ANNE: The varied roles that I take on in my ‘working life’ greatly benefit my studio practice. Teaching is such an amazing job because it constantly keeps me thinking about how to make things. Although it is hard work and takes time away from the studio, it can be really rewarding. I try to appreciate the benefits of having access to facilities, libraries, lectures, and the conversation with students and colleagues.
Similarly, working with an artist-run gallery provides great community and insight into how others work. Working in design gives me the opportunity to problem-solve in a totally different way, and it has introduced me to new graphic materials that I have co-opted for studio use. It is sometimes nice to work for a client, toward something aesthetic that has nothing to do with me (or my interests.) It requires that you remove any ego from the process, which is a great lesson in humility.
That said, I don’t really make a huge distinction between the roles. If asked at a party, “What do you do?” I say, “I’m an artist,” rather than teacher, designer or professor, because ultimately, I think that artist is the role that encompasses all the others. It’s a way of seeing the world, a desire to connect with others, a specific type of discipline – all of which is present in the way I approach the other varied roles.

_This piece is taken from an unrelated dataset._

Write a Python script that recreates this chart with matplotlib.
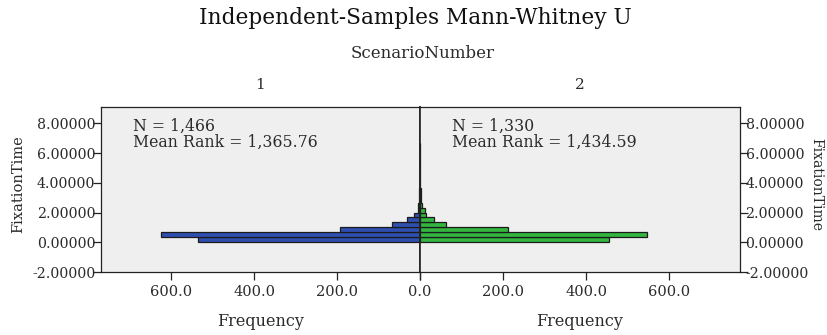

On the best days, all the parts of my life are a fluid part of being an artist. On more challenging days, it is not fluid at all, and I feel it is impossible to balance the roles you mentioned – in addition to the ones that you left out… friend, wife, sister, daughter, in short, part of a family. It can be a constant shuffle, with one role trumping the others at any given moment.
For me, it comes down to having patience with myself. Knowing that a day away from the studio isn’t the end of the world because I will hopefully get in there tomorrow. I have to remind myself that my interest in making things (and my need to make them) doesn’t start and stop when I exit or enter the studio; it is always present.